A suggestion that William made in the exceptionally early 1900s helped balance this seemingly one-sided relationship. As we will see in a nonce or two, a young Pelham Grenville began his lifetime of writing with a string of schoolboy novels and for all we know might have continued in this vein for decades to come. It was his old deskmate William who said, ‘Why not try writing something for all these adults I see roaming the streets?’ So it was that Wodehouse unleashed the typewriter and created his first adult novel and his first memorable character.

I suspect that understanding the experimental background that birthed Ukridge helps us to comprehend both the character and the attachment that Wodehouse felt for the character. As Wodehouse tried to find a formula for future success, he would co-write the semi-autobiographical novel Not George Washington with Herbert Westbrook.
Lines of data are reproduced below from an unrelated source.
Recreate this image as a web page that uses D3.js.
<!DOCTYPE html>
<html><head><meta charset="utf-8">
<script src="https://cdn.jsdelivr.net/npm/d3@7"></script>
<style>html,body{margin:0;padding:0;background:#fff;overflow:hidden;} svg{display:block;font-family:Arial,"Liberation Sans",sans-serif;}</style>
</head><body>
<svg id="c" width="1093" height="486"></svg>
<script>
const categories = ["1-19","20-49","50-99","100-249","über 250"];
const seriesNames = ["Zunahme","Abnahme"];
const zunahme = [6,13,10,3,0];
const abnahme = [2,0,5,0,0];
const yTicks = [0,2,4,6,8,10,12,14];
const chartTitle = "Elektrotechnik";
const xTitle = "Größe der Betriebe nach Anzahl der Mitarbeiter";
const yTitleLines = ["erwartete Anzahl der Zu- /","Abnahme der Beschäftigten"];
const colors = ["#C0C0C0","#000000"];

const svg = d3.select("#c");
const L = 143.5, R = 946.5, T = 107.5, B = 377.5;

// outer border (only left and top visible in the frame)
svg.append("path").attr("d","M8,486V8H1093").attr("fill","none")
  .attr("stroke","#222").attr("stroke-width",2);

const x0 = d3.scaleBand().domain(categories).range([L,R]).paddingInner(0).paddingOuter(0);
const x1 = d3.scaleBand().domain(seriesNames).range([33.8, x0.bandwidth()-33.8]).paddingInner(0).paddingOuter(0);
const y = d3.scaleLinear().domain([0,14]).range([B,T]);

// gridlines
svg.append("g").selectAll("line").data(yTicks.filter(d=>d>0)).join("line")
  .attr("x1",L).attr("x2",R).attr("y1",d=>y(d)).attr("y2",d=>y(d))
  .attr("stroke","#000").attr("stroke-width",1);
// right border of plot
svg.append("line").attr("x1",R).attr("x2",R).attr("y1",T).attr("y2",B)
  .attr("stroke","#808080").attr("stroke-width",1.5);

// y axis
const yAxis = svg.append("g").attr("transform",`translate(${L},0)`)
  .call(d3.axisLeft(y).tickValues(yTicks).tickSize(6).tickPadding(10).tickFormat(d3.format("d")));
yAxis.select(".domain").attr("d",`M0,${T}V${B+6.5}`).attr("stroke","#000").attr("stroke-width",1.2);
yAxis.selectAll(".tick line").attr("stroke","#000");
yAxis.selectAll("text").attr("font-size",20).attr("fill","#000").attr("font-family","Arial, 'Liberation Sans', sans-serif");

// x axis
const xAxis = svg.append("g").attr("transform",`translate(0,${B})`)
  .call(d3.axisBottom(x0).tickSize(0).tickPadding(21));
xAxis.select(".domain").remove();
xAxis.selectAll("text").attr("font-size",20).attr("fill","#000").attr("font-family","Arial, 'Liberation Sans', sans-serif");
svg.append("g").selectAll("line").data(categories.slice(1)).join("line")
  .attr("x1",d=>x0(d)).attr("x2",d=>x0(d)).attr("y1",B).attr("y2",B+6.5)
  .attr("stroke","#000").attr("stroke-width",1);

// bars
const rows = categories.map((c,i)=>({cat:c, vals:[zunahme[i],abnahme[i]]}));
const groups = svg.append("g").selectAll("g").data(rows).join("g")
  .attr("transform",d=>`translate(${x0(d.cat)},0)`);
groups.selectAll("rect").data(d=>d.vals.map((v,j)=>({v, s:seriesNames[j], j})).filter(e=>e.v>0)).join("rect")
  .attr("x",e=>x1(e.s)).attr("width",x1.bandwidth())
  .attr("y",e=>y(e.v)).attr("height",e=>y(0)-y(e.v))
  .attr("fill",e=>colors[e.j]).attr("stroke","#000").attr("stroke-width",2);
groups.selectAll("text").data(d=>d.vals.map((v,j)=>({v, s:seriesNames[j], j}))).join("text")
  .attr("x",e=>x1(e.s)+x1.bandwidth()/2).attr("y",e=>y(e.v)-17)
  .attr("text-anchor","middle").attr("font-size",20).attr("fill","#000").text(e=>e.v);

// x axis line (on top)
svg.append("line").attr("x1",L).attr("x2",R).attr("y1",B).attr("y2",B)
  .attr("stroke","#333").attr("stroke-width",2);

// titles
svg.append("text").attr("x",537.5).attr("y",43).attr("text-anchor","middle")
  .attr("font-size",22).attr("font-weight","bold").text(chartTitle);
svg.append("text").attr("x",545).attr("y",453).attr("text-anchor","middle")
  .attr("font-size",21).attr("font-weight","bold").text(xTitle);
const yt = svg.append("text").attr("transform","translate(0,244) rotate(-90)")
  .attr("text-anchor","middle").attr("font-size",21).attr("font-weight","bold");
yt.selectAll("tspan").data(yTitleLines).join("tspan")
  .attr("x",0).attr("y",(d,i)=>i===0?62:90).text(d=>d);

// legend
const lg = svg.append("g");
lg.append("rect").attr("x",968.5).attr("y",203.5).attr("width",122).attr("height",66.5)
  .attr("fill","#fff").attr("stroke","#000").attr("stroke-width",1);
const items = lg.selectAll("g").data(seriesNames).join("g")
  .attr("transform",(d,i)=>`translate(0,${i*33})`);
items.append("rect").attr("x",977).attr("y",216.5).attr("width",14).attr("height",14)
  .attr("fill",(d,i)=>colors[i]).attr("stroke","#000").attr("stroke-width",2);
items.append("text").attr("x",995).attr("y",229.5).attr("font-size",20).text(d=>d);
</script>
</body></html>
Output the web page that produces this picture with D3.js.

Here he would complain that he had never been allowed to show his sense of humor because all editors wanted from him were school adventures. You can almost feel the pain of some of the later writers of the Hardy Boys pumping out novel after novel for 75 bucks per.
PG and HW also penned The Globe by the Way Book when he was working for the newspaper The Globe. This silly little compilation was meant to entertain riders on the vast English train system and was not unlike writing for New York subway sufferers today. Wodehouse also gave invasion comedy a try with The Swoop! which saw England invaded by nine separate armies and was saved by the boy scouts. The clever idea was sabotaged by comparatively poor execution especially given the brilliance that Wodehouse would display in the future.
It wasn’t until 1910 and A Gentleman of Leisure that another solid comedy would flow from his pen making Ukridge his only successful comedic creation for close to half a decade. Small wonder than that Wodehouse would return to this quirky character for short stories time after time.